Thinking Ahead at Ford and Charlie Brown’s Football

This post is a guest contribution by John S. Boyd, writer of the BlindReason blog.

This piece about Ford’s just announced $8.7 billion loss was interesting via the FT here with an excerpt below:

Ford has unveiled an ambitious facelift for its troubled North American operations aimed at shifting its focus from big pick-up trucks and sport-utility vehicles towards smaller, more fuel-efficient passenger cars.

Announcing a net second-quarter loss of $8.7bn, the number-two Detroit carmaker said on Thursday that it would bring six small European models to north America, and convert three existing truck and SUV assembly plants to small cars.

The conversions are in addition to plans announced earlier to cut SUV and pick-up production for the remainder of this year.

The carmaker also plans to accelerate the introduction of a new fuel-efficient V6 engine and to double four-cylinder engine capacity. It quashed speculation that it might eliminate the Mercury premium brand from its product line-up.

Alan Mulally, chief executive, said the moves were designed to respond “to the rapidly changing business environment”.

Ford’s US sales volumes shrank by 14 per cent in the first half of 2008 from a year earlier, including a 28 per cent dive in June, due largely to plummeting sales of such former mainstays as the F-Series pick-ups and the Explorer SUV.

Essentially Ford’s message was– “Hey we just lost $8.7 billion. But don’t worry, we got this idea…we are going to make smaller cars”.

Now don’t get me wrong, it seems like an obviously sound idea but I wonder if they are not a little late on this and more than a dollar short.  All the US car makers are in the same boat and their pace of adaption to business changes are glacially slow so I am not picking on Ford alone here.   Chrysler which is privately owned now seems equally flat footed so I don’t think it’s necessarily a function of managing short term business profits to long term strategic plans.

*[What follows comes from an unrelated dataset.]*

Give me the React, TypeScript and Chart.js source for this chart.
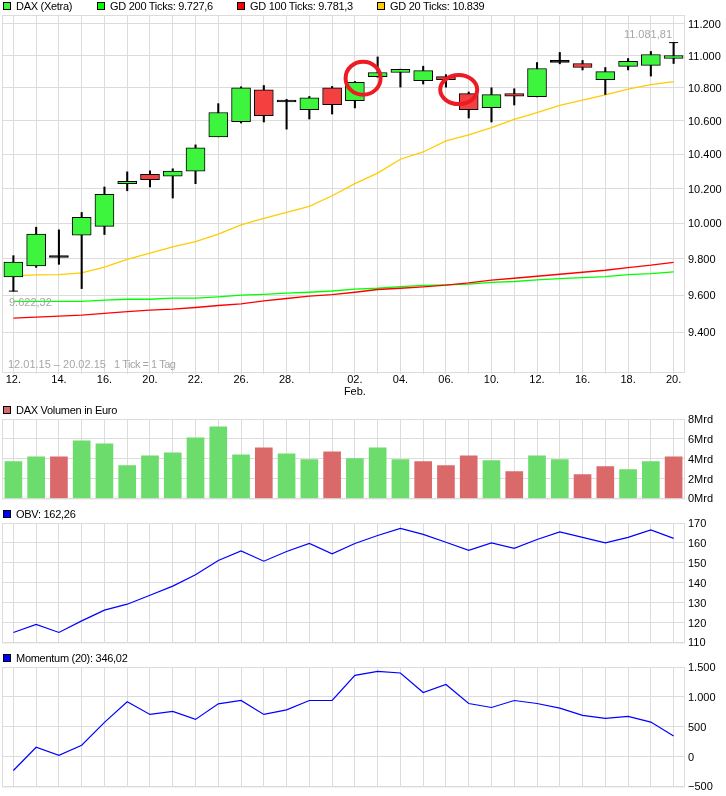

This would ordinarily be 20/20 hindsight commentary but this has happened before in the 1970s and 1980s. High oil prices caused a shift to higher fuel economy cars and smaller cars and the Japanese destroyed these companies for decades with various crisis and requests for bailout assistance.  

No question Americans love big SUVs, and they don’t mind forking over a higher margin for them temping car companies all around the world..  

Much like Charlie Brown aiming for the football with Lucy promising that the football won’t be pulled away again these high margins seem especially tempting for American car companies.  But are the short term higher margins worth the big write offs you take when the fuel price jumps and you have to retool plants?

Since Americans don’t mind paying so much for large SUV’s why not just make them with alternative fuel engines that give them ultra high fuel economy.  It may cost quite a bit more but American’s have shown a propensity to pay extra for big behemoths and it would shield them from fluctuations in gasoline.  Of course if they do this they will sell less of them but they won’t have to retool plants and risk bankruptcy on huge write offs every 20 years.  This thinking never seems to be factored in, time and again– Just like Charlie Brown and his football..

With the plummeting dollar, and an increasingly competitive manufacturing base in the United States you would think this would give US car makers, particularly export oriented ones like GM a big edge selling to the 1.3 billion new consumers entering the marketplace. US based auto manufacturers actually have a huge opportunity to expand and grow as the US dollar provides a very large cushion of competitiveness.

If the US auto makers actually shifted to a new more technologically advanced fuel standard, wouldn’t this give them a huge edge over foreign competitors? Wouldn’t other countries be tempted to migrate to this new standard given the largest market in the world had shifted? This might be a chance for the American auto makers to become technological leaders for the first time in 40 years but they’d rather keeping kicking that same football.

Do we need a “Tabula Rasa” to get this kind of change in the industry? i.e. something like a bankruptcy to have these companies start from scratch or can management make the changes needed.

What’s the reason for management’s inability to adapt quickly or prepare for change? Why is it so much worse than other US industries?

Energy prices have been rising for years but why are the US companies caught so flat footed over and over?

  • Is it the relationship between the companies and unions? Either lack of flexibility in contrasts or built in costs that give them a competitive disadvantage compared to everyone else?
  • Is the misalignment with our fuel taxes in the US vs Europe and Japan the reason our companies can’t adapt quickly? I.e. if our gas prices are always lower are car companies that much more vulnerable when we experience big price surges because of the elasticity of demand for gasoline?
  • Is it a case of be careful what you wish for? The US Auto industry has lobbied tooth and nail to keep higher fuel economy standards from becoming law and the US has severely lagged against the rest of the world in these standards.  But the billions in political pork and back room lobbying has got them lower standards but has it now come back to haunt them?
  • Is it all of these combined or is it something completely different causing this. If so what?